_Goal_: Write out the full listing exactly as given, minus the images.

_Information supplied_:
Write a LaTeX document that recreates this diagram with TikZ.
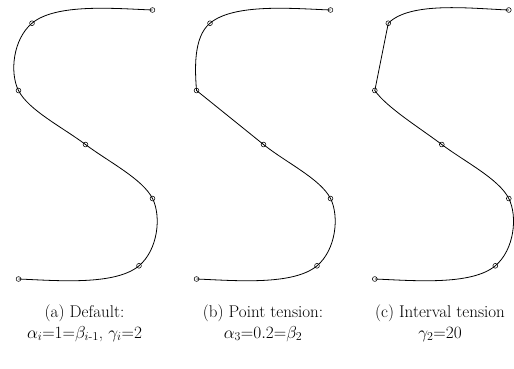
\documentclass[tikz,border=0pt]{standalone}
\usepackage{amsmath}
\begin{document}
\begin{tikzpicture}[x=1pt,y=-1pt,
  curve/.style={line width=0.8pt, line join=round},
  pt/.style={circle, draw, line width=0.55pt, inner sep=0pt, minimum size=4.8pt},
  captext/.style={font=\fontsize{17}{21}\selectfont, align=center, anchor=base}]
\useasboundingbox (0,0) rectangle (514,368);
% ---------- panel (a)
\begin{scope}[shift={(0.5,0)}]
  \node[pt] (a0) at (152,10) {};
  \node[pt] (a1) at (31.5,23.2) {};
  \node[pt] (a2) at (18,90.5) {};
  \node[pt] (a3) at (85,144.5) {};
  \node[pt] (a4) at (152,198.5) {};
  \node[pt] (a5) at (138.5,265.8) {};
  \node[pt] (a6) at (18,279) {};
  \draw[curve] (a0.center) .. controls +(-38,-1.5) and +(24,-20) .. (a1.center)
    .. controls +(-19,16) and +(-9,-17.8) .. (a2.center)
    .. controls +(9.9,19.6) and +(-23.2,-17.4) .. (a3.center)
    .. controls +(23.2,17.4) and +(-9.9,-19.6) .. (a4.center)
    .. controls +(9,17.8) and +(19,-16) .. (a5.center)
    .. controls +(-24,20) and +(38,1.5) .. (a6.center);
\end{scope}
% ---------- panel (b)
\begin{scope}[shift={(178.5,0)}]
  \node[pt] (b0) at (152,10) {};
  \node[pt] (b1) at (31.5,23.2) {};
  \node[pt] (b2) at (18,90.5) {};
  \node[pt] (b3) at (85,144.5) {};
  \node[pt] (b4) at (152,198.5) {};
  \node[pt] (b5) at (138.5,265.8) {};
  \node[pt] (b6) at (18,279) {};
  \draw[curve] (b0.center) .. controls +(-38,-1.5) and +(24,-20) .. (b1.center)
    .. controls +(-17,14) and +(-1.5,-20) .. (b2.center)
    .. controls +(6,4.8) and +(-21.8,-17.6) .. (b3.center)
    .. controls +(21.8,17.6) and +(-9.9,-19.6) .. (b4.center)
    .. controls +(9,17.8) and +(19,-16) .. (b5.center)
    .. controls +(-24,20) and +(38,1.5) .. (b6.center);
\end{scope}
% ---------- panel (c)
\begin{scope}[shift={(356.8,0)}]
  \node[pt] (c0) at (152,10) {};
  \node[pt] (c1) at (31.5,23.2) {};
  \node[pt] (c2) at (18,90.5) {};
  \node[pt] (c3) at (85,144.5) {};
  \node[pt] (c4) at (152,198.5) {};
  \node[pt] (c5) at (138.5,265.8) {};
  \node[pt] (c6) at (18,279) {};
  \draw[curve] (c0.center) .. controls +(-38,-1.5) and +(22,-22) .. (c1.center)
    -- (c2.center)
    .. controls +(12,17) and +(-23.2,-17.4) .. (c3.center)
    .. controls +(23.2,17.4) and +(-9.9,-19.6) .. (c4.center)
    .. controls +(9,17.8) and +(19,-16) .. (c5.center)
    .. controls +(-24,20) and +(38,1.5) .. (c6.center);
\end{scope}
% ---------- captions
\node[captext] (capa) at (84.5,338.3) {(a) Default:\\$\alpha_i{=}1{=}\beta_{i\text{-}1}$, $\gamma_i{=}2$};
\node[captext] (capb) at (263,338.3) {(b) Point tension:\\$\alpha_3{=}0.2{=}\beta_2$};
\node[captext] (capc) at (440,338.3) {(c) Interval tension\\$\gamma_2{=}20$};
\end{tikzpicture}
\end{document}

_Finished exercise_:
Write a LaTeX document that recreates this diagram with TikZ.
\documentclass[tikz,border=0pt]{standalone}
\usepackage{amsmath}
\begin{document}
\begin{tikzpicture}[x=1pt,y=-1pt,
  curve/.style={line width=0.8pt, line join=round},
  pt/.style={circle, draw, line width=0.55pt, inner sep=0pt, minimum size=4.8pt},
  captext/.style={font=\fontsize{17}{21}\selectfont, align=center, anchor=base}]
\useasboundingbox (0,0) rectangle (514,368);
% ---------- panel (a)
\begin{scope}[shift={(0.5,0)}]
  \node[pt] (a0) at (152,10) {};
  \node[pt] (a1) at (31.5,23.2) {};
  \node[pt] (a2) at (18,90.5) {};
  \node[pt] (a3) at (85,144.5) {};
  \node[pt] (a4) at (152,198.5) {};
  \node[pt] (a5) at (138.5,265.8) {};
  \node[pt] (a6) at (18,279) {};
  \draw[curve] (a0.center) .. controls +(-38,-1.5) and +(24,-20) .. (a1.center)
    .. controls +(-19,16) and +(-9,-17.8) .. (a2.center)
    .. controls +(9.9,19.6) and +(-23.2,-17.4) .. (a3.center)
    .. controls +(23.2,17.4) and +(-9.9,-19.6) .. (a4.center)
    .. controls +(9,17.8) and +(19,-16) .. (a5.center)
    .. controls +(-24,20) and +(38,1.5) .. (a6.center);
\end{scope}
% ---------- panel (b)
\begin{scope}[shift={(178.5,0)}]
  \node[pt] (b0) at (152,10) {};
  \node[pt] (b1) at (31.5,23.2) {};
  \node[pt] (b2) at (18,90.5) {};
  \node[pt] (b3) at (85,144.5) {};
  \node[pt] (b4) at (152,198.5) {};
  \node[pt] (b5) at (138.5,265.8) {};
  \node[pt] (b6) at (18,279) {};
  \draw[curve] (b0.center) .. controls +(-38,-1.5) and +(24,-20) .. (b1.center)
    .. controls +(-17,14) and +(-1.5,-20) .. (b2.center)
    .. controls +(6,4.8) and +(-21.8,-17.6) .. (b3.center)
    .. controls +(21.8,17.6) and +(-9.9,-19.6) .. (b4.center)
    .. controls +(9,17.8) and +(19,-16) .. (b5.center)
    .. controls +(-24,20) and +(38,1.5) .. (b6.center);
\end{scope}
% ---------- panel (c)
\begin{scope}[shift={(356.8,0)}]
  \node[pt] (c0) at (152,10) {};
  \node[pt] (c1) at (31.5,23.2) {};
  \node[pt] (c2) at (18,90.5) {};
  \node[pt] (c3) at (85,144.5) {};
  \node[pt] (c4) at (152,198.5) {};
  \node[pt] (c5) at (138.5,265.8) {};
  \node[pt] (c6) at (18,279) {};
  \draw[curve] (c0.center) .. controls +(-38,-1.5) and +(22,-22) .. (c1.center)
    -- (c2.center)
    .. controls +(12,17) and +(-23.2,-17.4) .. (c3.center)
    .. controls +(23.2,17.4) and +(-9.9,-19.6) .. (c4.center)
    .. controls +(9,17.8) and +(19,-16) .. (c5.center)
    .. controls +(-24,20) and +(38,1.5) .. (c6.center);
\end{scope}
% ---------- captions
\node[captext] (capa) at (84.5,338.3) {(a) Default:\\$\alpha_i{=}1{=}\beta_{i\text{-}1}$, $\gamma_i{=}2$};
\node[captext] (capb) at (263,338.3) {(b) Point tension:\\$\alpha_3{=}0.2{=}\beta_2$};
\node[captext] (capc) at (440,338.3) {(c) Interval tension\\$\gamma_2{=}20$};
\end{tikzpicture}
\end{document}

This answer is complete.